Criminal cases

Criminal cases are essentially anything that you get taken to court for.

These are the main sources and types of charges:

Crimes Act:

Assault, theft, fraud.

Summary Offences Act:

Disorderly behavior, and threatening behavior.

Misuse of Drugs Act:

Possession, importation or supply of drugs.

There are also charges laid under other Acts if they relate to a particular type of offending – e.g. domestic violence or benefit fraud.

I have successfully defended cases or negotiated positive outcomes in 1000’s of cases across this spectrum.

I do not undertake legal aid cases. If you would like to discuss hiring me for your case please get in touch for a free consultation.  If possible please have paperwork handy.

I've been charged

If you have been charged with a criminal offence you have several options for legal representation.

When you go to court a Duty Lawyer will be available at no charge. They are only able to assist with minor cases.

You may be eligible for Legal Aid. For most cases you cannot choose your own lawyer on legal aid. As such I cannot undertake your case on Legal Aid.

You may also speak with your local community law centre.

If you are seeking professional private representation please call me to discuss your case. There is no charge for this consultation.


If you have been charged with an offence you may be taken to the police station to be processed.

The police may grant you bail from the police station. This is not like on US television – you don’t need to come up with money to get out.

There may be some conditions on you e.g. not to contact certain people or live in a certain place.

When you go to court the police bail bond becomes void. The Court may impose new conditions.

You are required to sign a bail bond. Many courts put you in custody to do so.

I always recommend clients to carry their bail bond on their person 24/7. If there is any dispute with police – and I’ve had many instances of the police computer saying something different to what I know the case to be, having the bail bond handy may keep you out of jail for the night.

Bail conditions are often agreed with the prosecution prior to appearing before the Court. However a magistrate or Judge has the right to add other conditions.

If you are refused bail or dispute the conditions you have a right to appeal and go to the High Court.

If you are refused bail you may apply for electronic bail. This involves you having a bracelet around your ankle and be monitored.

I have successfully obtained bail for clients with opposed bail in the District Court and High Court.


If you lose your case and are convicted and sentenced you have the option to appeal within 28 days.

Appeals can against conviction – e.g. that you should not have lost the case, or they can be against sentence – e.g. the sentence was too harsh.

I have successfully won appeals against conviction and sentences at the High Court (Whangarei, Auckland, and Tauranga).

If you would like to discuss appeal options please contact me.

Keeping a clean record

If you have been charged with a criminal offence you are at risk of having a conviction entered against your name.

There are 3 main ways to avoid a conviction:

  1. Win the case (not guilty or the charge withdrawn)
  2. Be granted diversion
  3. Be discharged without conviction

These options depend on the strength of evidence against you, the seriousness of the charge, and your personal circumstances.
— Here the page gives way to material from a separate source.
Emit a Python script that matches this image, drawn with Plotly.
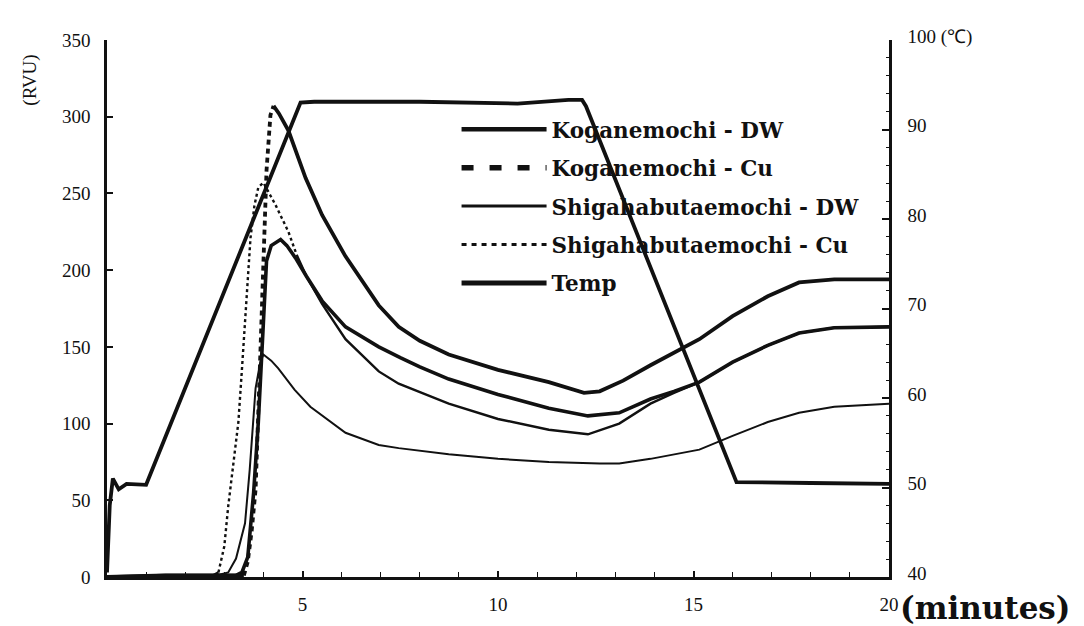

Diversion is a scheme run by the Police.

It is entirely at their discretion and as such they have no obligation to grant you diversion and you have no right to receive it.

It is intended to keep charges off the criminal records of first offenders.

It is usually offered to first offenders if the charge is relatively minor, for instance shoplifting.

I have successfully obtained diversion for clients who have had diversion before and even clients who already have a record.

The process usually involves an interview with a diversion Sergeant at which point you express remorse and satisfy the Officer that you have learned your lesson.

There are usually some steps to take such as a letter of apology or payment of reparation.

If you have been declined diversion there are steps that can be taken.

Feel free to contact me if you have issues with your diversion.

Discharge without conviction

A discharge without conviction means the conviction is not entered on your record.

It is technically possible to receive a discharge without conviction on any charge, though the more serious the charge the harder it is.

The basic test is – do the direct and indirect consequences of the conviction outweigh the seriousness of the offence.

Evidence must be provided to give weight to any claims – e.g. simply stating it will affect work, travel, life etc.. is rarely sufficient and supporting documentation is required.

I have successfully represented clients on discharges without conviction on a range of cases including assault, drugs, drink driving and many other charges.

If you would like to discuss your case please contact me and have paperwork on hand if possible.

Not guilty

If you want to defend your charge you plead not guilty.

The usual process then is to try to have the charge withdrawn by police prior to the hearing and there is usually a specific court event for these negotiations.

If that fails then you will appear before a Judge along with the witnesses.

If you win then no conviction is entered against your name.

If you lose – the sentence you receive will be more severe than if you plead guilty earlier.

I’ve successfully defended charges across the spectrum of criminal cases from domestics to possession of weapons and interfering with motor vehicles.